August 16, 2024 Ambroziak Transitions to Associate Dean for Academic Affairs; Sachs Named Interim Associate Dean for Research
In a message to college faculty and staff, Dean Jason Young announced that the Associate Dean for Research and Academic Affairs role will transition to two positions, effective August 1.
Associate Professor Katherine Ambroziak has served in the joint role since 2016 when she was named interim associate dean and later in its full capacity.
“In light of the incredible work Katherine has done as associate dean for academic affairs and research over the last three years, and based on what I have seen her managing across both roles, I believe that the college is at a point where we need to split academic affairs workflows from research workflows, and move forward with two associate deans,” said Young. “This will allow us to go to the next level in both areas of college leadership.”

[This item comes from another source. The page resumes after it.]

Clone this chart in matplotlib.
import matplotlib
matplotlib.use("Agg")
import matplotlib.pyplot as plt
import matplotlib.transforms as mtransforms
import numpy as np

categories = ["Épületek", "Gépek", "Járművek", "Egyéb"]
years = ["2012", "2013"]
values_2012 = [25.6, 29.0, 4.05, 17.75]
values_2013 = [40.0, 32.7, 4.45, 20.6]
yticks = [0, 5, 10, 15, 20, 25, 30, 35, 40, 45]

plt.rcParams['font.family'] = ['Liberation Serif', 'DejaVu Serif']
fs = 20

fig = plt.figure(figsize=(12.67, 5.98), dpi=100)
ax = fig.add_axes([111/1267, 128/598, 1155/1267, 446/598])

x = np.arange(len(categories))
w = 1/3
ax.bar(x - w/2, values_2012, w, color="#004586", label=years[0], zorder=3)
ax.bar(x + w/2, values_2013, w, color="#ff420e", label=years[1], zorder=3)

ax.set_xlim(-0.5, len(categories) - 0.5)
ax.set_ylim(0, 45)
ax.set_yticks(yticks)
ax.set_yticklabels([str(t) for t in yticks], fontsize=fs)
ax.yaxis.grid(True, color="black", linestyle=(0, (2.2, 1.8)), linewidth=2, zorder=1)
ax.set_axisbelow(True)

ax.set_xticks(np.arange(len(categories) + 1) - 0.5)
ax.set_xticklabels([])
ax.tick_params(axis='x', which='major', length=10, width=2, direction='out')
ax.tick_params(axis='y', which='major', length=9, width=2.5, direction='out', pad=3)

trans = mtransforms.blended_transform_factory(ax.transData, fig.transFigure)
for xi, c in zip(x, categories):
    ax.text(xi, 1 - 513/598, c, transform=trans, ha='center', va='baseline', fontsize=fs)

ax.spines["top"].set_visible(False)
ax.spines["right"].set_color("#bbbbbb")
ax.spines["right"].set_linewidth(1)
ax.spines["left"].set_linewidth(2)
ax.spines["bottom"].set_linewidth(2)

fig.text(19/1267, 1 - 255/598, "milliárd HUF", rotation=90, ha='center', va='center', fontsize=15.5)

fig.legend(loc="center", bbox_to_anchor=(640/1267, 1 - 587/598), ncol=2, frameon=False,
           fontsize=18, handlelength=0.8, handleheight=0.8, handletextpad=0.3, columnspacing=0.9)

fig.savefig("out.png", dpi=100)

Ambroziak will continue to serve as Associate Dean for Academic Affairs, overseeing curricular development, compliance and accreditation, student academic discipline, and supporting student organizations and events.
Professor Avigail Sachs has been named Interim Associate Dean for Research and began in the role August 1.

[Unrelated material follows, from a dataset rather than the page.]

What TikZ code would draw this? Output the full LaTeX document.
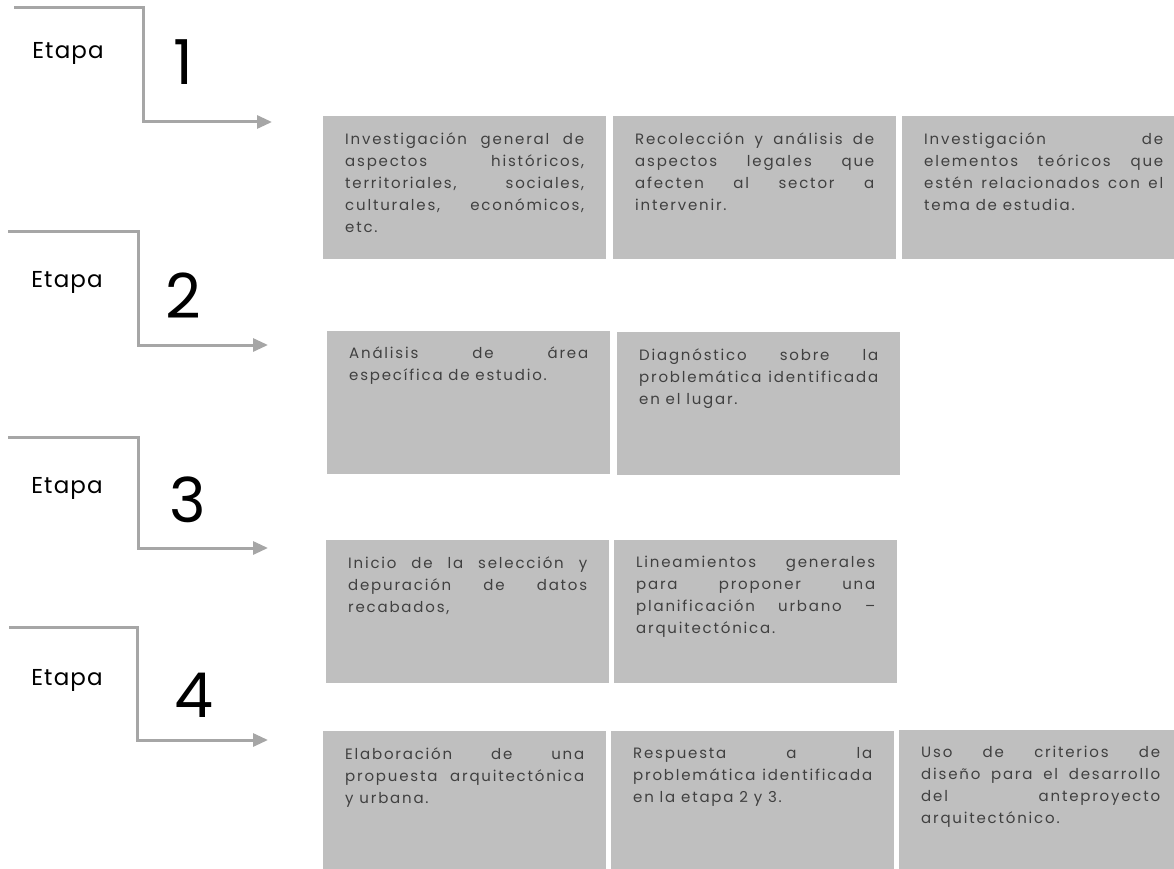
\documentclass[tikz,border=0pt]{standalone}
\usepackage{fontspec}
\usetikzlibrary{arrows.meta,positioning}

\setmainfont{Poppins}
\newfontfamily\cardfamily[LetterSpace=12]{Poppins}
\newfontfamily\etapafamily[LetterSpace=5]{Poppins}

\definecolor{linegray}{HTML}{A6A6A6}
\definecolor{cardgray}{HTML}{BFBFBF}
\definecolor{cardtext}{HTML}{404040}

% one justified line, and the text block of a card
\newcommand\jline[1]{\makebox[\linewidth][s]{#1}\par}
\newcommand\cardtext[1]{\parbox[t][111pt][t]{239pt}{%
    \parindent=0pt\parskip=0pt
    \fontsize{15}{22}\cardfamily\color{cardtext}#1}}

\begin{document}
\begin{tikzpicture}[x=1pt,y=-1pt,
    flow/.style={draw=linegray, line width=3pt, -{Triangle[length=15pt,width=13pt]}},
    card/.style={fill=cardgray, anchor=north west, minimum width=283pt,
        minimum height=143pt, inner xsep=22pt, inner ysep=16pt},
    etapa/.style={font=\fontsize{23}{25}\etapafamily},
    stagenum/.style={font=\fontsize{62}{64}\selectfont}]
    \useasboundingbox (0,0) rectangle (1174,869);

    % stage 1
    \coordinate (s1) at (14,8);
    \coordinate (k1) at (143,8);
    \coordinate (e1) at (272,122);
    \node[etapa] (et1) at (68,53) {Etapa};
    \node[stagenum] (n1) at (183,62) {1};
    \draw[flow] (s1) -- (k1) |- (e1);

    % stage 2
    \coordinate (s2) at (8,231);
    \coordinate (k2) at (138,231);
    \coordinate (e2) at (268,345);
    \node[etapa] (et2) at (67,282) {Etapa};
    \node[stagenum] (n2) at (183,296) {2};
    \draw[flow] (s2) -- (k2) |- (e2);

    % stage 3
    \coordinate (s3) at (8,437);
    \coordinate (k3) at (138,437);
    \coordinate (e3) at (268,548);
    \node[etapa] (et3) at (67,488) {Etapa};
    \node[stagenum] (n3) at (188,500) {3};
    \draw[flow] (s3) -- (k3) |- (e3);

    % stage 4
    \coordinate (s4) at (9,627);
    \coordinate (k4) at (137,627);
    \coordinate (e4) at (268,740);
    \node[etapa] (et4) at (67,680) {Etapa};
    \node[stagenum] (n4) at (194,695) {4};
    \draw[flow] (s4) -- (k4) |- (e4);

    % cards, stage 1
    \node[card] (c11) at (323,116) {\cardtext{%
        \jline{Investigación general de}
        \jline{aspectos históricos,}
        \jline{territoriales, sociales,}
        \jline{culturales, económicos,}
        etc.}};
    \node[card] (c12) at (613,116) {\cardtext{%
        \jline{Recolección y análisis de}
        \jline{aspectos legales que}
        \jline{afecten al sector a}
        intervenir.}};
    \node[card] (c13) at (902,116) {\cardtext{%
        \jline{Investigación de}
        \jline{elementos teóricos que}
        \jline{estén relacionados con el}
        tema de estudia.}};

    % cards, stage 2
    \node[card] (c21) at (327,331) {\cardtext{%
        \jline{Análisis de área}
        específica de estudio.}};
    \node[card] (c22) at (617,332) {\cardtext{%
        \jline{Diagnóstico sobre la}
        \jline{problemática identificada}
        en el lugar.}};

    % cards, stage 3
    \node[card] (c31) at (326,540) {\cardtext{%
        \jline{Inicio de la selección y}
        \jline{depuración de datos}
        recabados,}};
    \node[card] (c32) at (614,540) {\cardtext{%
        \jline{Lineamientos generales}
        \jline{para proponer una}
        \jline{planificación urbano –}
        arquitectónica.}};

    % cards, stage 4
    \node[card] (c41) at (323,731) {\cardtext{%
        \jline{Elaboración de una}
        \jline{propuesta arquitectónica}
        y urbana.}};
    \node[card] (c42) at (611,731) {\cardtext{%
        \jline{Respuesta a la}
        \jline{problemática identificada}
        en la etapa 2 y 3.}};
    \node[card] (c43) at (899,730) {\cardtext{%
        \jline{Uso de criterios de}
        \jline{diseño para el desarrollo}
        \jline{del anteproyecto}
        arquitectónico.}};
\end{tikzpicture}
\end{document}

Sachs joined the college in 2009 and was promoted to full professor earlier this year. She is a historian and theorist of architecture and landscape, with a particular interest in the relationship between design and research in the formation of design disciplines and professions in the United States. She holds a Ph.D. from the University of California, Berkeley, where her dissertation focused on post-World War II architectural research in American schools. Her book Environmental Design: Architecture, Politics, and Science in Postwar America received the SESAH Award of Excellence in 2019.
Since moving to East Tennessee, Sachs has focused on the Tennessee Valley Authority and its impact on the environment and society. Her upcoming book, The Mechanized Landscape: Statecraft and Environment in the Tennessee Valley Authority, co-authored with Micah Rutenberg, is set for release in late 2025. The TVA is also the subject of her 2023 release, The Garden in the Machine: Planning and Democracy in the Tennessee Valley Authority, which focused on the transformation of utopian ideals into professional practice in architecture, landscape architecture and regional planning.

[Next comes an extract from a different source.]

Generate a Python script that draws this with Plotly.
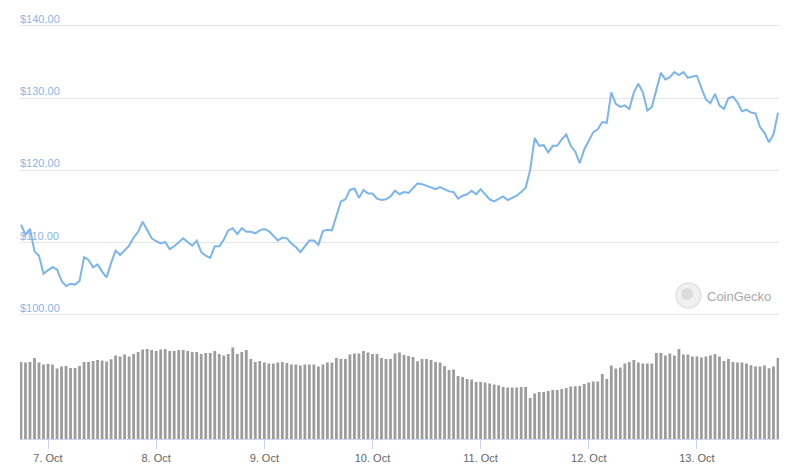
import pandas as pd
import plotly.graph_objects as go

# Hourly price (USD)
price = [
    112.5, 111.1, 111.9, 108.8, 108.2, 105.7, 106.2, 106.6, 106.3, 104.7,
    104.0, 104.3, 104.2, 104.7, 108.0, 107.6, 106.6, 107.0, 106.0, 105.2,
    107.2, 108.9, 108.3, 108.9, 109.6, 110.7, 111.5, 112.9, 111.7, 110.6,
    110.2, 109.9, 110.1, 109.1, 109.5, 110.1, 110.6, 110.1, 109.6, 110.3,
    108.7, 108.2, 107.9, 109.5, 109.5, 110.4, 111.7, 112.0, 111.2, 112.0,
    111.5, 111.5, 111.3, 111.7, 111.9, 111.6, 111.0, 110.3, 110.7, 110.6,
    109.9, 109.4, 108.7, 109.5, 110.3, 110.3, 109.7, 111.6, 111.8, 111.7,
    113.7, 115.7, 116.0, 117.3, 117.5, 116.2, 117.3, 116.8, 116.8, 116.1,
    115.9, 116.0, 116.4, 117.2, 116.7, 117.0, 116.9, 117.6, 118.2, 118.1,
    117.9, 117.6, 117.4, 117.7, 117.4, 117.1, 117.0, 116.1, 116.5, 116.7,
    117.2, 116.7, 117.4, 116.7, 116.0, 115.7, 116.1, 116.4, 115.9, 116.2,
    116.5, 117.0, 117.6, 120.1, 124.5, 123.4, 123.5, 122.5, 123.4, 123.4,
    124.3, 125.0, 123.4, 122.6, 121.0, 122.9, 124.0, 125.3, 125.7, 126.7,
    126.6, 130.8, 129.2, 128.8, 129.0, 128.5, 130.8, 132.0, 130.8, 128.3,
    128.8, 131.2, 133.5, 132.6, 132.9, 133.6, 133.2, 133.6, 132.8, 133.0,
    133.1, 131.4, 129.8, 129.3, 130.6, 129.0, 128.5, 130.0, 130.2, 129.4,
    128.2, 128.4, 128.0, 127.9, 126.0, 125.2, 123.9, 125.0, 128.0,
]

# Hourly volume (relative units, no axis shown)
volume = [
    231, 229, 231, 243, 229, 223, 225, 223, 211, 217,
    219, 213, 213, 219, 231, 231, 234, 237, 235, 232,
    239, 250, 247, 253, 247, 255, 261, 268, 270, 267,
    264, 268, 270, 264, 264, 267, 267, 264, 261, 261,
    255, 258, 258, 264, 255, 250, 255, 274, 255, 261,
    267, 240, 231, 234, 229, 226, 226, 229, 231, 228,
    223, 223, 220, 223, 223, 223, 217, 223, 229, 229,
    243, 240, 240, 253, 256, 256, 264, 259, 255, 255,
    243, 240, 240, 256, 259, 252, 249, 246, 233, 240,
    240, 237, 231, 229, 219, 207, 208, 189, 186, 180,
    178, 171, 171, 169, 166, 163, 161, 156, 154, 154,
    154, 156, 156, 123, 136, 141, 141, 144, 147, 147,
    150, 153, 157, 158, 159, 165, 169, 172, 172, 195,
    180, 220, 211, 214, 226, 231, 237, 229, 226, 226,
    226, 258, 258, 250, 256, 250, 270, 253, 253, 247,
    247, 244, 247, 250, 255, 247, 234, 240, 231, 229,
    229, 226, 221, 217, 217, 220, 212, 217, 243,
]

price_ticks = [100, 110, 120, 130, 140]

day_ticks = ["2020-10-07", "2020-10-08", "2020-10-09", "2020-10-10",
             "2020-10-11", "2020-10-12", "2020-10-13"]
day_labels = ["7. Oct", "8. Oct", "9. Oct", "10. Oct", "11. Oct", "12. Oct", "13. Oct"]

times = pd.date_range("2020-10-06 18:00", periods=len(price), freq="h")

fig = go.Figure()

fig.add_trace(go.Scatter(
    x=times, y=price, mode="lines",
    line=dict(color="#7cb5ec", width=2),
    xaxis="x", yaxis="y", hoverinfo="skip",
))

fig.add_trace(go.Bar(
    x=times, y=volume,
    marker=dict(color="#9c9c9c", line=dict(width=0)),
    xaxis="x", yaxis="y2", hoverinfo="skip",
))

pad = pd.Timedelta(minutes=13)

# page body has an 8px margin, so the figure is 8px smaller each way
fig.update_layout(
    width=803, height=463,
    margin=dict(l=12, r=32, t=2, b=32),
    paper_bgcolor="white", plot_bgcolor="white",
    showlegend=False,
    bargap=0.38,
    font=dict(family="Liberation Sans, Arial, sans-serif", size=11, color="#666666"),
    xaxis=dict(
        type="date",
        range=[times[0] - pad, times[-1] + pad],
        anchor="y2",
        showgrid=False,
        showline=True, linecolor="#ccd6eb", linewidth=1,
        ticks="outside", ticklen=9, tickcolor="#ccd6eb", tickwidth=1,
        tickmode="array", tickvals=day_ticks, ticktext=day_labels,
        tickfont=dict(size=11, color="#666666"),
        zeroline=False,
    ),
    yaxis=dict(
        domain=[0.2858, 1],
        range=[99.8, 142.2],
        tickmode="array", tickvals=price_ticks,
        showticklabels=False,
        showgrid=True, gridcolor="#e6e6e6", gridwidth=1,
        zeroline=False, showline=False, ticks="",
    ),
    yaxis2=dict(
        domain=[0, 0.2606],
        range=[0, 335],
        showgrid=False, showticklabels=False,
        zeroline=False, showline=False, ticks="",
    ),
)

# price labels sit just above their gridlines, inside the plot
for v in price_ticks:
    fig.add_annotation(
        text=f"${v:.2f}", xref="paper", yref="y",
        x=0, y=v, xanchor="left", yanchor="bottom",
        showarrow=False, xshift=-2, yshift=-1,
        font=dict(family="Liberation Sans, Arial, sans-serif", size=11, color="#8ab6e8"),
    )

# CoinGecko watermark
fig.add_shape(
    type="circle", xref="paper", yref="paper",
    x0=(676 - 20) / 759, x1=(701 - 20) / 759,
    y0=(439 - 308) / 429, y1=(439 - 283) / 429,
    line=dict(color="#e2e2e2", width=1.5), fillcolor="#f0f0f0", layer="below",
)
fig.add_shape(
    type="circle", xref="paper", yref="paper",
    x0=(681 - 20) / 759, x1=(693 - 20) / 759,
    y0=(439 - 300) / 429, y1=(439 - 288) / 429,
    line=dict(width=0), fillcolor="#dcdcdc", layer="below",
)
fig.add_annotation(
    text="CoinGecko", xref="paper", yref="paper",
    x=(705 - 20) / 759, y=(439 - 296) / 429,
    xanchor="left", yanchor="middle", showarrow=False,
    font=dict(family="Liberation Sans, Arial, sans-serif", size=13, color="#a9a9a9"),
)

fig.write_html("out.html")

“Dr. Sachs is well suited for leading the college in the research area,” Young said. “Given that her own scholarly interests have helped position the role of research in schools of design historically, she will bring focus to our strategic initiative to build a more robust research culture among college faculty, which in turn will elevate the teaching and learning culture for our students.”
Ambroziak joined the college in 2004 and was named associate professor in 2014. Her research examines how designers and users become conscious of their built and natural environment and what this may mean to the generation of healthy perceptions and memory. She focuses on spatial theory related to sensory response and body perception, ritual theory, and contemporary memorial theory. This research finds application in the community engaged Odd Fellows Cemetery Reclamation, an initiative in partnership with Knoxville Re-Animation Coalition and the City of Knoxville. The project has been recognized by the Association for Gravestone Studies, Faith & Form Magazine and The Interfaith Forum on Religion, Art and Architecture, and AIA East Tennessee.
Ambroziak has been recognized at the university as the 2024 James R. Cox Professor acknowledging her excellence in teaching, scholarship and service, and the 2015 UT Excellence in Academic Outreach. She has been awarded the national Diversity Achievement Award by the Association of Collegiate Schools of Architecture, the preeminent organization in architectural education, as well as the Fred & Rosalee Oakley Award, a national recognition from the Association of Gravestone Studies.”
The college will begin a formal internal search for an associate dean of research during the spring semester.